0600 | Tuesday, April 4th, 2021
My buddy Captain Mark Rosetti and I arrived the previous evening to a rather typical steamy Miami-April climate. Even though we had checked the forecast, it still made you immediately appreciate cold beverages and the invention of air-conditioning.
Taking an Uber to the local Publix supermarket as per normal Florida deliveries, we provisioned for the week and a half, four-passenger voyage to Norwalk, Connecticut.
It doesn’t often happen like this, but the owners wanted to experience what turned out to be an incredible journey. Aside from having just purchased their first and only [65-foot] yacht, they’d never felt the pulse of the North American East Coast the way they were about to.
The Floridian leg of this trip boasts an expansive 350 miles of coastline from Miami to the Florida Georgia line and can either be some real fun-in-the-sun cruising or the longest load-of laundry turbulence of your life. The offshore Florida waters are nothing to take lightly and just because they are warm and inviting, doesn’t mean they won’t kick up during the year’s sporadic storms or seemingly constant presence of pressure systems.
Luckily this wasn’t the case as we were able to run the first few [200-mile] days at a moderate pace, giving the owners the boating experience they’d hoped for, while still maintaining a safe and timely estimated arrival to their end destination of Norwalk, Connecticut.
The trip progressed and days became more trying as the weather, although remaining mostly sunny, wasn’t producing a sea state for the faint of heart. This undoubtedly pushed our arrival time back, finally deciding on Baltimore, Maryland as the owner’s final destination – we would take it the rest of the way home from there.

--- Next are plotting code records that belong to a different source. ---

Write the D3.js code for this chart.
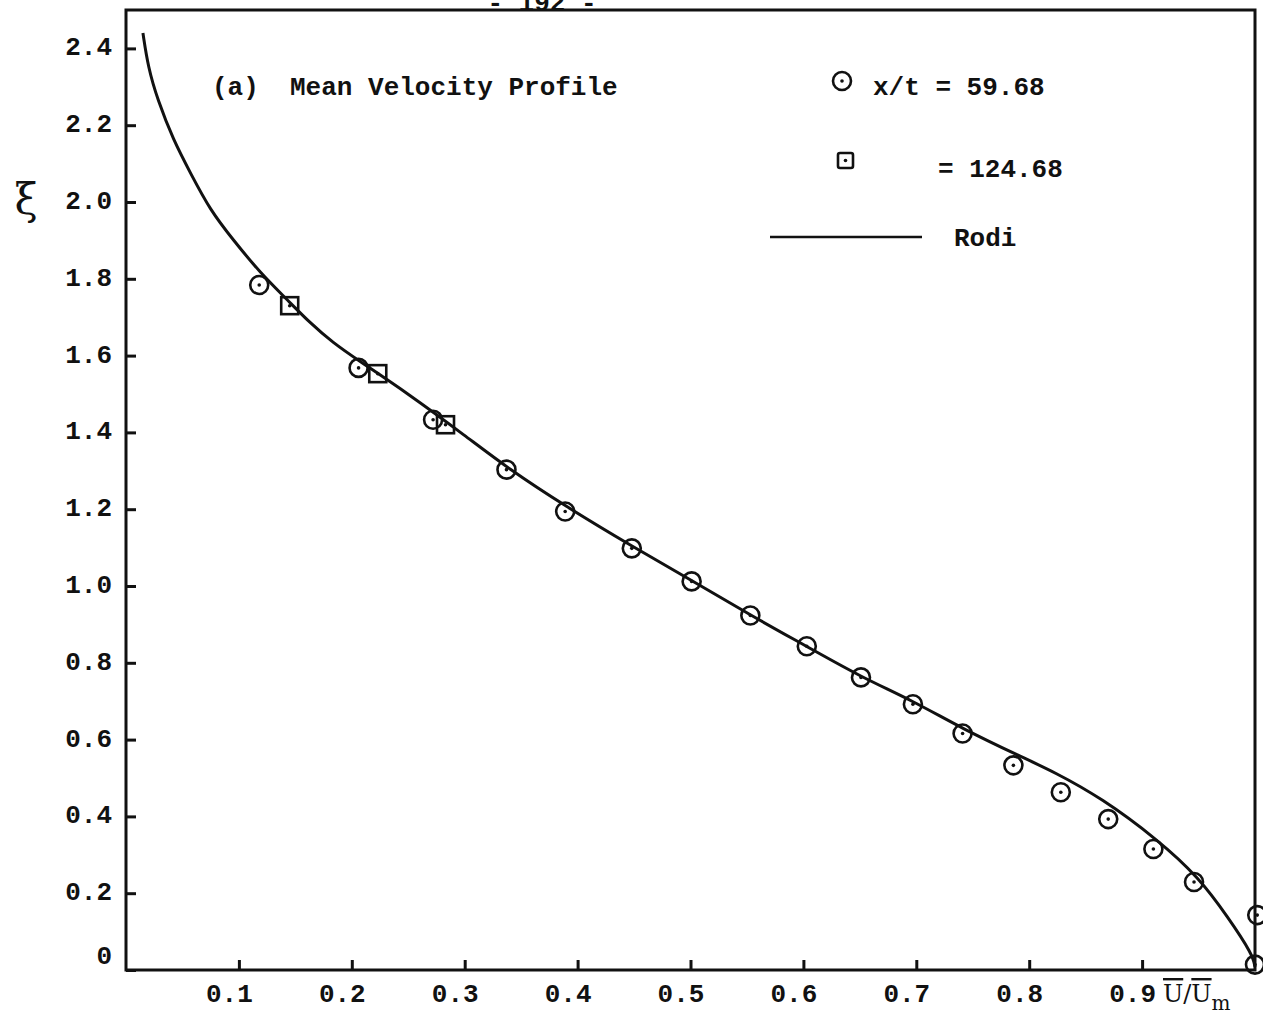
<!DOCTYPE html>
<html>
<head>
<meta charset="utf-8">
<script src="https://cdn.jsdelivr.net/npm/d3@7"></script>
<style>
  html, body { margin: 0; padding: 0; background: #fff; }
  svg { display: block; }
  text { font-family: "Liberation Mono", "DejaVu Sans Mono", monospace; font-weight: bold; fill: #111; }
</style>
</head>
<body>
<svg id="chart"></svg>
<script>
// measured points, x/t = 59.68 (circles)
const circleX = [0.118, 0.206, 0.272, 0.337, 0.389, 0.448, 0.501, 0.553, 0.603, 0.651, 0.697, 0.741, 0.786, 0.828, 0.870, 0.910, 0.946, 1.002, 1.0];
const circleY = [1.784, 1.568, 1.433, 1.303, 1.194, 1.098, 1.012, 0.923, 0.843, 0.762, 0.692, 0.616, 0.533, 0.463, 0.393, 0.315, 0.229, 0.143, 0.014];

// x/t = 124.68 (squares)
const squareX = [0.145, 0.223, 0.283];
const squareY = [1.730, 1.553, 1.420];

// Rodi prediction
const rodiX = [0.015, 0.0195, 0.028, 0.042, 0.057, 0.0745, 0.095, 0.119, 0.143, 0.163, 0.1835, 0.205, 0.249, 0.302, 0.338, 0.389, 0.449, 0.502, 0.553, 0.604, 0.651, 0.697, 0.741, 0.793, 0.822, 0.864, 0.914, 0.950, 0.976, 0.998, 1.0];
const rodiY = [2.440, 2.352, 2.266, 2.161, 2.076, 1.979, 1.901, 1.815, 1.745, 1.685, 1.633, 1.589, 1.503, 1.388, 1.307, 1.208, 1.102, 1.013, 0.924, 0.841, 0.763, 0.701, 0.628, 0.555, 0.516, 0.448, 0.339, 0.242, 0.138, 0.040, 0.008];

const xTicks = [0.1, 0.2, 0.3, 0.4, 0.5, 0.6, 0.7, 0.8, 0.9];
const yTicks = [0, 0.2, 0.4, 0.6, 0.8, 1.0, 1.2, 1.4, 1.6, 1.8, 2.0, 2.2, 2.4];

const width = 1263, height = 1015;
const margin = { top: 10, right: 8, bottom: 45, left: 126 };

const svg = d3.select("#chart").attr("width", width).attr("height", height);

const x = d3.scaleLinear().domain([0, 1]).range([margin.left, width - margin.right]);
const y = d3.scaleLinear().domain([0, 2.5]).range([height - margin.bottom, margin.top]);

const fs = 26;

// page number, mostly cut by the frame
svg.append("text")
  .attr("x", 542).attr("y", 11)
  .attr("text-anchor", "middle")
  .attr("font-size", fs)
  .text("- 192 -");

// frame
svg.append("rect")
  .attr("x", x(0)).attr("y", y(2.5))
  .attr("width", x(1) - x(0)).attr("height", y(0) - y(2.5))
  .attr("fill", "none").attr("stroke", "#111").attr("stroke-width", 3);

// x axis ticks (pointing inward)
const xAxis = svg.append("g")
  .attr("transform", `translate(0,${y(0)})`)
  .call(d3.axisBottom(x).tickValues(xTicks).tickSize(-10).tickPadding(14).tickFormat(d3.format(".1f")));
xAxis.select(".domain").remove();
xAxis.selectAll(".tick line").attr("stroke", "#111").attr("stroke-width", 3);
xAxis.selectAll(".tick text")
  .attr("font-size", fs)
  .attr("fill", "#111")
  .attr("dx", -10);

// y axis ticks
const yAxis = svg.append("g")
  .attr("transform", `translate(${x(0)},0)`)
  .call(d3.axisLeft(y).tickValues(yTicks).tickSize(-10).tickPadding(14)
    .tickFormat(d => d === 0 ? "0" : d3.format(".1f")(d)));
yAxis.select(".domain").remove();
yAxis.selectAll(".tick line").attr("stroke", "#111").attr("stroke-width", 3);
yAxis.selectAll(".tick text")
  .attr("font-size", fs)
  .attr("fill", "#111")
  .attr("dy", d => d === 0 ? "-0.25em" : "0.25em");

// axis titles
svg.append("text")
  .attr("x", 26).attr("y", 214)
  .attr("text-anchor", "middle")
  .attr("font-size", 42)
  .style("font-family", "'DejaVu Serif', serif")
  .style("font-weight", "normal")
  .text("ξ");

const xt = svg.append("text")
  .attr("x", 1163).attr("y", 1002)
  .attr("font-size", 24)
  .style("font-family", "'DejaVu Serif', serif")
  .style("font-weight", "normal");
xt.append("tspan").style("text-decoration", "overline").text("U");
xt.append("tspan").text("/");
xt.append("tspan").style("text-decoration", "overline").text("U");
xt.append("tspan").attr("dy", 8).attr("font-size", 20).text("m");

// Rodi curve
const line = d3.line()
  .x(d => x(d[0]))
  .y(d => y(d[1]))
  .curve(d3.curveBasis);

svg.append("path")
  .datum(d3.zip(rodiX, rodiY))
  .attr("d", line)
  .attr("fill", "none")
  .attr("stroke", "#111")
  .attr("stroke-width", 3);

// circles
const circ = svg.append("g").selectAll("g")
  .data(d3.zip(circleX, circleY))
  .join("g")
  .attr("transform", d => `translate(${x(d[0])},${y(d[1])})`);
circ.append("circle").attr("r", 9).attr("fill", "none").attr("stroke", "#111").attr("stroke-width", 2.6);
circ.append("circle").attr("r", 1.8).attr("fill", "#111");

// squares
const sq = svg.append("g").selectAll("g")
  .data(d3.zip(squareX, squareY))
  .join("g")
  .attr("transform", d => `translate(${x(d[0])},${y(d[1])})`);
sq.append("rect").attr("x", -8.5).attr("y", -8.5).attr("width", 17).attr("height", 17)
  .attr("fill", "none").attr("stroke", "#111").attr("stroke-width", 2.6);
sq.append("circle").attr("r", 1.8).attr("fill", "#111");

// title
svg.append("text")
  .attr("x", 212).attr("y", 95)
  .attr("font-size", fs)
  .attr("xml:space", "preserve")
  .text("(a)  Mean Velocity Profile");

// legend
const lg = svg.append("g");
lg.append("circle").attr("cx", 842).attr("cy", 81).attr("r", 9)
  .attr("fill", "none").attr("stroke", "#111").attr("stroke-width", 2.6);
lg.append("circle").attr("cx", 842).attr("cy", 81).attr("r", 1.8).attr("fill", "#111");
lg.append("text").attr("x", 873).attr("y", 95).attr("font-size", fs)
  .text("x/t = 59.68");

lg.append("rect").attr("x", 838).attr("y", 153).attr("width", 15).attr("height", 15)
  .attr("fill", "none").attr("stroke", "#111").attr("stroke-width", 2.6).attr("rx", 2);
lg.append("circle").attr("cx", 845.5).attr("cy", 160.5).attr("r", 1.8).attr("fill", "#111");
lg.append("text").attr("x", 938).attr("y", 177).attr("font-size", fs)
  .text("= 124.68");

lg.append("line").attr("x1", 770).attr("x2", 922).attr("y1", 237).attr("y2", 237)
  .attr("stroke", "#111").attr("stroke-width", 2.6);
lg.append("text").attr("x", 954).attr("y", 246).attr("font-size", fs)
  .text("Rodi");
</script>
</body>
</html>
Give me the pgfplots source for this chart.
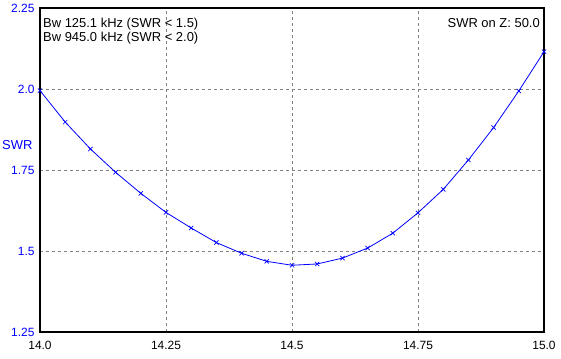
\documentclass[border=0pt]{standalone}
\usepackage{pgfplots}
\pgfplotsset{compat=1.18}
\usepackage{fontspec}
\setmainfont{Liberation Sans}
\definecolor{swrblue}{RGB}{0,0,255}
\definecolor{gridgray}{RGB}{128,128,128}
\begin{document}
\begin{tikzpicture}[x=1bp,y=1bp]
\begin{axis}[
  at={(0,0)}, anchor=south west,
  scale only axis, width=504bp, height=324bp,
  xmin=14.0, xmax=15.0, ymin=1.25, ymax=2.25,
  xtick={14.0,14.25,14.5,14.75,15.0},
  xticklabels={14.0,14.25,14.5,14.75,15.0},
  ytick={1.25,1.5,1.75,2.0,2.25},
  yticklabels={1.25,1.5,1.75,2.0,2.25},
  major tick length=0pt,
  tick label style={font=\fontsize{12}{14}\selectfont},
  yticklabel style={text=swrblue, anchor=east, xshift=-2bp},
  xticklabel style={anchor=north, yshift=-6bp},
  grid=major,
  major grid style={gridgray, dashed, dash pattern=on 3bp off 3bp, line width=0.8bp},
  axis line style={black, line width=1.3bp},
  clip=false,
]
\addplot[swrblue, line width=0.8bp, mark=x, mark size=3bp, mark options={line width=0.7bp}] coordinates {
(14.00,1.995) (14.05,1.898) (14.10,1.815) (14.15,1.743) (14.20,1.678)
(14.25,1.619) (14.30,1.571) (14.35,1.526) (14.40,1.493) (14.45,1.468)
(14.50,1.456) (14.55,1.460) (14.60,1.478) (14.65,1.509) (14.70,1.555)
(14.75,1.618) (14.80,1.690) (14.85,1.781) (14.90,1.881) (14.95,1.994)
(15.00,2.115)
};
\end{axis}
\node[anchor=base west, inner sep=0pt, font=\fontsize{13}{15}\selectfont] at (3bp,304bp) {Bw 125.1 kHz (SWR < 1.5)};
\node[anchor=base west, inner sep=0pt, font=\fontsize{13}{15}\selectfont] at (3bp,290bp) {Bw 945.0 kHz (SWR < 2.0)};
\node[anchor=base east, inner sep=0pt, font=\fontsize{13}{15}\selectfont] at (500bp,304bp) {SWR on Z: 50.0};
\node[anchor=west, inner sep=0pt, text=swrblue, font=\fontsize{13}{15}\selectfont] at (-38bp,187bp) {SWR};
\pgfresetboundingbox
\useasboundingbox (-40bp,-27bp) rectangle (521bp,332bp);
\end{tikzpicture}
\end{document}
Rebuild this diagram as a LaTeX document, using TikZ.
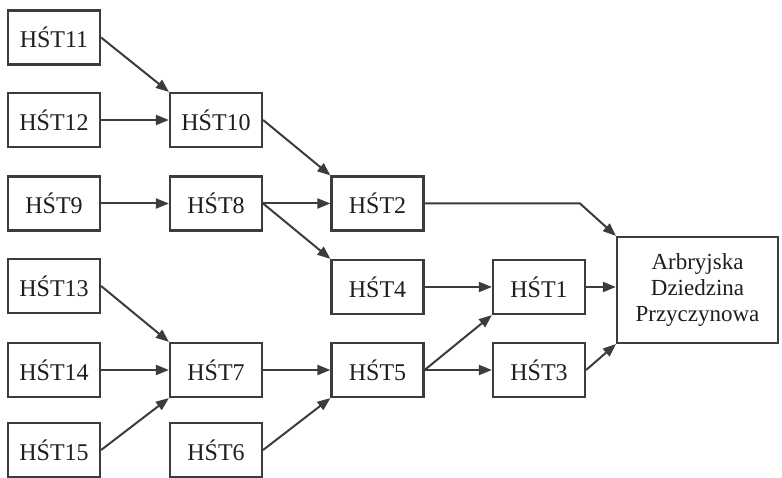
\documentclass[tikz,border=0pt]{standalone}
\usepackage{fontspec}
\setmainfont{Liberation Serif}
\usetikzlibrary{arrows.meta}
\definecolor{lin}{HTML}{3C3C3C}
\definecolor{txt}{HTML}{1E1E1E}
\tikzset{
  hbox/.style={draw=lin, line width=2.2pt, minimum width=92pt, minimum height=54pt, inner sep=0pt, text=txt, font=\fontsize{24}{26}\selectfont},
  bigbox/.style={draw=lin, line width=2.2pt, minimum width=161pt, minimum height=106pt, inner sep=0pt, text=txt, align=center, font=\fontsize{23}{26}\selectfont},
  arr/.style={draw=lin, line width=2pt, -{Triangle[length=13pt,width=10pt]}}
}
\begin{document}
\begin{tikzpicture}[x=1pt,y=-1pt]
\fill[white] (0,0) rectangle (782,478);
\useasboundingbox (0,0) rectangle (782,478);
% column 1
\node[hbox] (h11) at (54,37.5) {HŚT11};
\node[hbox] (h12) at (54,120) {HŚT12};
\node[hbox] (h9)  at (54,203.5) {HŚT9};
\node[hbox] (h13) at (54,286) {HŚT13};
\node[hbox] (h14) at (54,370) {HŚT14};
\node[hbox] (h15) at (54,450) {HŚT15};
% column 2
\node[hbox] (h10) at (216,120) {HŚT10};
\node[hbox] (h8)  at (216,203.5) {HŚT8};
\node[hbox] (h7)  at (216,370) {HŚT7};
\node[hbox] (h6)  at (216,450) {HŚT6};
% column 3
\node[hbox] (h2) at (377.5,203.5) {HŚT2};
\node[hbox] (h4) at (377.5,287) {HŚT4};
\node[hbox] (h5) at (377.5,370) {HŚT5};
% column 4
\node[hbox] (h1) at (539,287) {HŚT1};
\node[hbox] (h3) at (539,370) {HŚT3};
% final
\node[bigbox] (adp) at (697.5,290) {Arbryjska\\Dziedzina\\Przyczynowa};
\coordinate (bend) at (580,203.5);
% connectors
\draw[arr] (h11.east) -- (h10.north west);
\draw[arr] (h12.east) -- (h10.west);
\draw[arr] (h9.east) -- (h8.west);
\draw[arr] (h10.east) -- (h2.north west);
\draw[arr] (h8.east) -- (h2.west);
\draw[arr] (h8.east) -- (h4.north west);
\draw[arr] (h13.east) -- (h7.north west);
\draw[arr] (h14.east) -- (h7.west);
\draw[arr] (h15.east) -- (h7.south west);
\draw[arr] (h7.east) -- (h5.west);
\draw[arr] (h6.east) -- (h5.south west);
\draw[arr] (h4.east) -- (h1.west);
\draw[arr] (h5.east) -- (h1.south west);
\draw[arr] (h5.east) -- (h3.west);
\draw[arr] (h2.east) -- (bend) -- (adp.north west);
\draw[arr] (h1.east) -- (adp.west |- h1.east);
\draw[arr] (h3.east) -- (adp.south west);
\end{tikzpicture}
\end{document}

Having said, even the smoothest yacht deliver comes with unforeseen circumstances:
Day 1 – gifted me an inch-long gash on my big toe from an old sea strainer
Day 2 – escorted by pink river dolphins to a gorgeous Palm Beach sunrise
Day 3 – dined on melt-in-your-mouth local catch in the oldest continuously inhabited pirate town of Saint Augustine
Day 4 – rested at a sleepy low country island resort and golfing mecca, beside a picturesque lighthouse in Hilton Head
Day 5 – began our marshy and shrimp-ladened Intracoastal Waterway adventure via the Southport entrance
Day 6 – forced to detour to the most isolated 200-mile string of barrier islands on the East Coast in Gale Force winds – knows as the Outer Banks or simply, OBX
Day 7 – snaked through the salt marsh cord-grass of both the Plamlico and Albermarle Sounds, past massive brushfires, further winding into old Native American Indian country
Day 8 – harbored with battleships at the iconic Waterside Marina in Norfolk, Virginia
Day 9 – fought our way up the mighty waters of the Chesapeake to Baltimore, gorged on great sushi at the Four Seasons, then passed out for the evening and called it Leg #1.